Look, I get it. I’m a millennial, and like every one of us I’m tired of being blamed for everything terrible going on in the world, whether it’s killing department stores, Applebee’s, golf, or diamonds. It’s been happening for generations; even Socrates, one of the most esteemed philosophers of the ancient world, said “The children now love luxury. They have bad manners, contempt for authority; they show disrespect for elders and love chatter in place of exercise.”
So of course we want to prove them wrong. We want to show them that Millennials are the future of the world, and that we can make the world better than we found it. We are cautious, but hopeful. But how do you make a difference in today’s world? The biggest movements America has seen, the Civil Rights Movement, the Women’s Suffrage Movement, the Vietnam War Protest Movement, all were born in a time where there were at most three different kinds of media: Newspaper, Radio, and eventually Television.
Stories of protests and marches would dominate the headlines daily, and it would be on everyone’s mind. You wouldn’t be able to escape it, and finally people would put pressure on politicians to act. Now, we have the luxury of news on our fingertips: the 24 hour news cycle, and social media platforms such as facebook and twitter have softened the impact of protest. Yes, marches get media coverage, but those who do not wish to see it can look at a banal story about a dog being elected mayor or some other trite. President Trump’s war on “fake news” has also eroded the public’s trust of traditional mainstream media, but whether you believe him is another story entirely.
This has combined with the desire for Millennials to be a part of something bigger than ourselves, we want to believe in the romantic notion of “revolution” and “resistance,” we want to be the Rebels not the Empire, the Starks not the Lannisters. But where do we start? Many have decided that the place to start is the media form that grew alongside us, the internet. We saw the Arab Spring, and how revolutionaries and protesters used twitter to organize resistance. Why not now?
The issue, however, is we have been painted into a corner. Stick with the #Resistance and you’re labeled a “lazy, entitled Social Justice Warrior,” start marching in the streets and you’re called a “dangerous, Alt-Left, Antifa anarchist.” Meanwhile, Neo-Nazis and the KKK march in our streets with rifles and torches, calling for ethnic cleansing.
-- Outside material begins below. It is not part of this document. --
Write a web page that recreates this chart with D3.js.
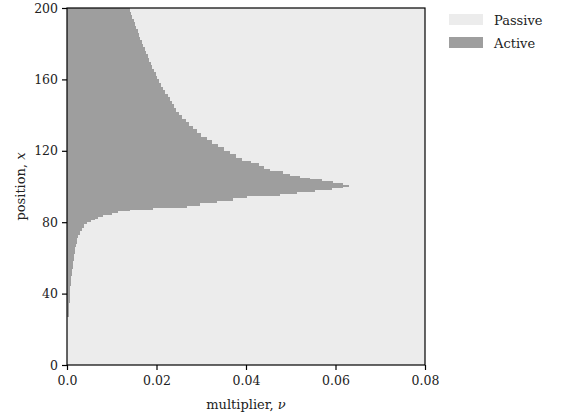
<!DOCTYPE html>
<html>
<head>
<meta charset="utf-8">
<script src="https://cdn.jsdelivr.net/npm/d3@7"></script>
<style>
  body { margin: 0; background: #fff; }
  text { font-family: "DejaVu Serif", serif; }
</style>
</head>
<body>
<script>
// rows of the position grid: each band runs from rowStart[i] to rowStart[i+1]
// and is active for multipliers below activeTo[i]
var rowStart = [0, 27, 35, 44, 50, 54, 58, 62, 66, 68, 71, 73, 75, 77, 79, 80, 81, 82, 83, 84, 85, 86, 87, 88,
    89, 90.5, 92, 93.5, 94.5, 96, 97, 98, 99, 100, 101, 102, 103, 104, 105, 106, 107, 108.5, 110, 111.5, 113, 114.5,
    116, 118, 120, 122, 124, 126, 128, 130, 132, 134, 136, 138, 140, 142, 144, 146, 148, 150, 152, 154, 156, 158,
    160, 162, 164, 166, 168, 170, 172, 174, 176, 178, 180, 182, 184, 186, 188, 190, 192, 194, 196, 198];
var activeTo = [0, 0.0005, 0.0007, 0.0009, 0.0012, 0.0014, 0.0016, 0.0018, 0.0020, 0.0022, 0.0025, 0.0028, 0.0033, 0.0038, 0.0045, 0.0053, 0.0062, 0.0070, 0.0081, 0.0100, 0.0115, 0.0141, 0.0192, 0.0268,
    0.0297, 0.0335, 0.0371, 0.0402, 0.0476, 0.0513, 0.0554, 0.0592, 0.0617, 0.0631, 0.0617, 0.0595, 0.0569, 0.0543, 0.0521, 0.0498, 0.0483, 0.0454, 0.0440, 0.0428, 0.0412, 0.0390,
    0.0378, 0.0365, 0.0351, 0.0338, 0.0325, 0.0312, 0.0300, 0.0290, 0.0281, 0.0273, 0.0265, 0.0258, 0.0251, 0.0244, 0.0238, 0.0234, 0.0230, 0.0225, 0.0220, 0.0215, 0.0210, 0.0206,
    0.0202, 0.0198, 0.0194, 0.0190, 0.0187, 0.0184, 0.0180, 0.0177, 0.0174, 0.0170, 0.0167, 0.0163, 0.0160, 0.0158, 0.0155, 0.0152, 0.0149, 0.0146, 0.0144, 0.0141];

var xTicks = [0, 0.02, 0.04, 0.06, 0.08];
var xTickLabels = ["0.0", "0.02", "0.04", "0.06", "0.08"];
var yTicks = [0, 40, 80, 120, 160, 200];
var states = ["Passive", "Active"];
var stateColors = ["#ececec", "#9e9e9e"];

var width = 565, height = 417;
var margin = {left: 67, right: 140, top: 8, bottom: 52};

var svg = d3.select("body").append("svg")
    .attr("width", width)
    .attr("height", height);

var x = d3.scaleLinear().domain([0, 0.08]).range([margin.left, width - margin.right]);
var y = d3.scaleLinear().domain([0, 200]).range([height - margin.bottom, margin.top]);

// passive background
svg.append("rect")
    .attr("x", x(0)).attr("y", y(200))
    .attr("width", x(0.08) - x(0)).attr("height", y(0) - y(200))
    .attr("fill", stateColors[0]);

var rows = rowStart.map(function (p, i) {
    return {lo: p, hi: i < rowStart.length - 1 ? rowStart[i + 1] : 200, nu: activeTo[i]};
});

svg.append("g").selectAll("rect")
    .data(rows.filter(function (d) { return d.nu > 0; }))
    .enter().append("rect")
    .attr("x", x(0))
    .attr("y", function (d) { return y(d.hi); })
    .attr("width", function (d) { return x(d.nu) - x(0); })
    .attr("height", function (d) { return y(d.lo) - y(d.hi); })
    .attr("fill", stateColors[1])
    .attr("shape-rendering", "crispEdges");

// frame
svg.append("rect")
    .attr("x", x(0)).attr("y", y(200))
    .attr("width", x(0.08) - x(0)).attr("height", y(0) - y(200))
    .attr("fill", "none").attr("stroke", "#000").attr("stroke-width", 1.2);

var xAxis = svg.append("g")
    .attr("transform", "translate(0," + y(0) + ")")
    .call(d3.axisBottom(x).tickValues(xTicks).tickSize(5).tickPadding(6)
        .tickFormat(function (d, i) { return xTickLabels[i]; }));
var yAxis = svg.append("g")
    .attr("transform", "translate(" + x(0) + ",0)")
    .call(d3.axisLeft(y).tickValues(yTicks).tickSize(5).tickPadding(4));

[xAxis, yAxis].forEach(function (g) {
    g.select(".domain").remove();
    g.selectAll("line").attr("stroke", "#000").attr("stroke-width", 1.2);
    g.selectAll("text").attr("fill", "#222").style("font-size", "12.5px")
        .style("font-family", "'DejaVu Serif', serif");
});

var xt = svg.append("text")
    .attr("x", (x(0) + x(0.08)) / 2).attr("y", 409)
    .attr("text-anchor", "middle").attr("fill", "#222").style("font-size", "13px");
xt.append("tspan").text("multiplier, ");
xt.append("tspan").attr("font-style", "italic").text("ν");

var yt = svg.append("text")
    .attr("transform", "translate(25," + (y(100)) + ") rotate(-90)")
    .attr("text-anchor", "middle").attr("fill", "#222").style("font-size", "13px");
yt.append("tspan").text("position, ");
yt.append("tspan").attr("font-style", "italic").text("x");

// legend
var leg = svg.append("g").selectAll("g")
    .data(states).enter().append("g")
    .attr("transform", function (d, i) { return "translate(449," + (14 + i * 23) + ")"; });
leg.append("rect")
    .attr("width", 34).attr("height", 11)
    .attr("fill", function (d, i) { return stateColors[i]; });
leg.append("text")
    .attr("x", 45).attr("y", 10.5)
    .attr("fill", "#222").style("font-size", "13px")
    .text(function (d) { return d; });
</script>
</body>
</html>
Innocent people like Heather Heyer have been murdered by Nazi sympathizers, and it sadly may not be the last casualty.
There’s only two ways this will ever end: Tensions rise until someone on the left kills someone important and a mass crackdown on political dissent begins, destroying the very fabric of our nation, or the true Resistance soldiers on, proudly facing death itself against the darker nature of America. We must be prepared to become the new martyrs for the Republic, to ensure the Union survives. Each time they spit on us, beat us, or even kill us, more will realize that their agenda is one of petty hatred.
But if the #Resistance is allowed to remain, and armchair activists continue to wallow in self-congratulatory rhetoric, nothing will change. The Democratic Party wants us to remain the #Resistance, because it is easy to control. Instead we must break the bonds that have shackled us to regressive influences like the Democratic and Republican Parties. It will be arduous, but now is the time for Millennials to become greater than what the world says we are.